-- Start Data supplied --

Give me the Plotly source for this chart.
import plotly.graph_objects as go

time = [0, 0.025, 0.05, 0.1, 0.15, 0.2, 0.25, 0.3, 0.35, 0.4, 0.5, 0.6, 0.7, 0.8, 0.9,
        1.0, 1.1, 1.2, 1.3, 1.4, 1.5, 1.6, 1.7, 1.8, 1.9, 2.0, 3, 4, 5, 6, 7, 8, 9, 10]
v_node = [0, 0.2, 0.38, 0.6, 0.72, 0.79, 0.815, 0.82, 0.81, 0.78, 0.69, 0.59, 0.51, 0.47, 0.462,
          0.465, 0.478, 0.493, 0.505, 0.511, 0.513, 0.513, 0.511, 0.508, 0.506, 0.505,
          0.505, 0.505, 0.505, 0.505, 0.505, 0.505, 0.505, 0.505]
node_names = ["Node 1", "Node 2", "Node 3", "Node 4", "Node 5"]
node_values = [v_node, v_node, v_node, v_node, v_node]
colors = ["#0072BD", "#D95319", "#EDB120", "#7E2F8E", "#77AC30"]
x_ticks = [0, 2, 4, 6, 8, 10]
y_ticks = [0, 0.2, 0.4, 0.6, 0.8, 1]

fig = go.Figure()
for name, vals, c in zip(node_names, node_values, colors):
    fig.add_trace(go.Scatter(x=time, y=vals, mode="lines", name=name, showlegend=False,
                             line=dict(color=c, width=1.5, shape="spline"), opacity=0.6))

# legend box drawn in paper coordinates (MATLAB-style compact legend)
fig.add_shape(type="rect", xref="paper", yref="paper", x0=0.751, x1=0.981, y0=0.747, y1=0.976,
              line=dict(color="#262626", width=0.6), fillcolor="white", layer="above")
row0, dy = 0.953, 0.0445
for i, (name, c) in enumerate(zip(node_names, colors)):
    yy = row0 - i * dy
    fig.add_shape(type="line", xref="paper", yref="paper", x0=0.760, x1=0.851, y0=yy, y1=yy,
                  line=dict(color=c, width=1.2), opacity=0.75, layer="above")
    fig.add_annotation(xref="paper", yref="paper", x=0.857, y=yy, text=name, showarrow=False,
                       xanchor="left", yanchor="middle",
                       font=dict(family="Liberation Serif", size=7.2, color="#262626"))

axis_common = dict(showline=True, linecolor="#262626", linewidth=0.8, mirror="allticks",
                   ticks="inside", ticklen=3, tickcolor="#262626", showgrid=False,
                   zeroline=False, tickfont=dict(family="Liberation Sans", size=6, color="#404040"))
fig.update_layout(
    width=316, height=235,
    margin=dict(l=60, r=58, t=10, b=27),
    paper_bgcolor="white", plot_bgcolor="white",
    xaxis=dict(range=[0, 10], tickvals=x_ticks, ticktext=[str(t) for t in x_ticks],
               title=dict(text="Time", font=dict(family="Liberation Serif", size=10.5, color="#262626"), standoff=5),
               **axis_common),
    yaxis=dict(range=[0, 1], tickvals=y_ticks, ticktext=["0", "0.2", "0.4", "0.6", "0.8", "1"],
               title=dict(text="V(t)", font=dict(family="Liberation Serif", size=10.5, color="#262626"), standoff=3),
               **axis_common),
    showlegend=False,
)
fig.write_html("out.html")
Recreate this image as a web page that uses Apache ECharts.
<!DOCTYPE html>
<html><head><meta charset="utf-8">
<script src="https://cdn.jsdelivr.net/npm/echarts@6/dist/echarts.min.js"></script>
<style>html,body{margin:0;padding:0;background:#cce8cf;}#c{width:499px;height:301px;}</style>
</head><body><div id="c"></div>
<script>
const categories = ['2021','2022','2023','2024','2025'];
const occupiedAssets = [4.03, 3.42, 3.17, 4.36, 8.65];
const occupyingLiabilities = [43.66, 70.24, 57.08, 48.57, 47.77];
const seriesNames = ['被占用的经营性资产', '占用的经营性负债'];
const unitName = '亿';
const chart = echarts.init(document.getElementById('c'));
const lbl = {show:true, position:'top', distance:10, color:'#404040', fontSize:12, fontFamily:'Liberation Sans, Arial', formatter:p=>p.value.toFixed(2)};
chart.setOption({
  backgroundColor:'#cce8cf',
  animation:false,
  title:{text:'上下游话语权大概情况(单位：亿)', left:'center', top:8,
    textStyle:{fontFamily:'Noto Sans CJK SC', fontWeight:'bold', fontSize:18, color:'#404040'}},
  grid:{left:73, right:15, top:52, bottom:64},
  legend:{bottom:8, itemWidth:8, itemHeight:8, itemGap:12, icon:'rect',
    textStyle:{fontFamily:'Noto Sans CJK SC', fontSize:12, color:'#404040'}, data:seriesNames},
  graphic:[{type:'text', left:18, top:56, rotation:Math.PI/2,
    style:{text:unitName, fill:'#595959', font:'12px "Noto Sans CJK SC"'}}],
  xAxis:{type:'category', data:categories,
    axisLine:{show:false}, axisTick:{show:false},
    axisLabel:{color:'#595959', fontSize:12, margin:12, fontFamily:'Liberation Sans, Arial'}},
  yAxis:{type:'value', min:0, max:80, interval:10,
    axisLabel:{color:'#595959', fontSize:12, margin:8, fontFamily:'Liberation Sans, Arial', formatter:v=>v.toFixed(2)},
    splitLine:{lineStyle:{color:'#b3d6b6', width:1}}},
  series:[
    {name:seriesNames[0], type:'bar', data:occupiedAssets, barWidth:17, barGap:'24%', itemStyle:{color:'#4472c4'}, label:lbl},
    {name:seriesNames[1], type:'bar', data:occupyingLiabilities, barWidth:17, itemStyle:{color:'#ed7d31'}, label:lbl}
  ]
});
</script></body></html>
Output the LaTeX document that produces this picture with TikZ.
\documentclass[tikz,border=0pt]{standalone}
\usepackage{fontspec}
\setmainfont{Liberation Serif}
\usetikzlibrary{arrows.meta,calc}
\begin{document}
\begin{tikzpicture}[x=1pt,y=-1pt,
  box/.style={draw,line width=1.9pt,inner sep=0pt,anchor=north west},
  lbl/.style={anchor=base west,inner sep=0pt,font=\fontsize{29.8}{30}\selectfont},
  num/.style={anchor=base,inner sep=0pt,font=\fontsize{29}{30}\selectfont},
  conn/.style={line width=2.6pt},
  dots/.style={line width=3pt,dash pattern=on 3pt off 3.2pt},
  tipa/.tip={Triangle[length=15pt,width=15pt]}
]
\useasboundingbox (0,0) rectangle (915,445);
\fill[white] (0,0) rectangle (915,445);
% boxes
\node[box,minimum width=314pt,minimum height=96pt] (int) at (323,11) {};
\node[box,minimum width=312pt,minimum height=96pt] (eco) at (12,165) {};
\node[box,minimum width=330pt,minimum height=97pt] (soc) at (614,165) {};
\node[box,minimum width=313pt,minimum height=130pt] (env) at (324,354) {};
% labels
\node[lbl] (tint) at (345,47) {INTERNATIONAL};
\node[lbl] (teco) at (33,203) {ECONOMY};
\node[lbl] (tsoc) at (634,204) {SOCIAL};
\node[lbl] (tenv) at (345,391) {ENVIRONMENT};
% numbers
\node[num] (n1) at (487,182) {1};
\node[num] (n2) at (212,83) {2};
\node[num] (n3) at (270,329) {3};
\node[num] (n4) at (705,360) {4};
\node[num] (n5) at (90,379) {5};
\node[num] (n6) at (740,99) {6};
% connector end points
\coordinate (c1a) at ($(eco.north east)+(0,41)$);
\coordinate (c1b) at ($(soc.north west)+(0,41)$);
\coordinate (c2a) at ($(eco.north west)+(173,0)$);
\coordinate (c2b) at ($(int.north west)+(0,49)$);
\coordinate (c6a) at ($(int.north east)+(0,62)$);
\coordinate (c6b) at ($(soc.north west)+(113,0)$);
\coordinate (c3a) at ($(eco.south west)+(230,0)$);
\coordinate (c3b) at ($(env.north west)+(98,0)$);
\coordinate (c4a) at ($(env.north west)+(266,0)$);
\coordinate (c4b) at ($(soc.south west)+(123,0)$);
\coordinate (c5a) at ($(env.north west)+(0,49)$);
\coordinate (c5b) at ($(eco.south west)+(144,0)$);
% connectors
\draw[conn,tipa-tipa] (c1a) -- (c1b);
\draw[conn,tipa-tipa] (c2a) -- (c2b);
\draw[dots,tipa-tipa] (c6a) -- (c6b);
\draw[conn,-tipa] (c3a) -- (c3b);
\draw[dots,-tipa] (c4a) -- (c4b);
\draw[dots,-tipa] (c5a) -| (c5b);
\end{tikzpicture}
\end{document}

-- End Data supplied --

• _Instructions to follow_
Please output the exact lines of the records above, beginning with the first and stopping after the line that holds "y_ticks = [0, 0.2, 0.4, 0.6, 0.8, 1]", and nothing else.

• _Written solution_
Give me the Plotly source for this chart.
import plotly.graph_objects as go

time = [0, 0.025, 0.05, 0.1, 0.15, 0.2, 0.25, 0.3, 0.35, 0.4, 0.5, 0.6, 0.7, 0.8, 0.9,
        1.0, 1.1, 1.2, 1.3, 1.4, 1.5, 1.6, 1.7, 1.8, 1.9, 2.0, 3, 4, 5, 6, 7, 8, 9, 10]
v_node = [0, 0.2, 0.38, 0.6, 0.72, 0.79, 0.815, 0.82, 0.81, 0.78, 0.69, 0.59, 0.51, 0.47, 0.462,
          0.465, 0.478, 0.493, 0.505, 0.511, 0.513, 0.513, 0.511, 0.508, 0.506, 0.505,
          0.505, 0.505, 0.505, 0.505, 0.505, 0.505, 0.505, 0.505]
node_names = ["Node 1", "Node 2", "Node 3", "Node 4", "Node 5"]
node_values = [v_node, v_node, v_node, v_node, v_node]
colors = ["#0072BD", "#D95319", "#EDB120", "#7E2F8E", "#77AC30"]
x_ticks = [0, 2, 4, 6, 8, 10]
y_ticks = [0, 0.2, 0.4, 0.6, 0.8, 1]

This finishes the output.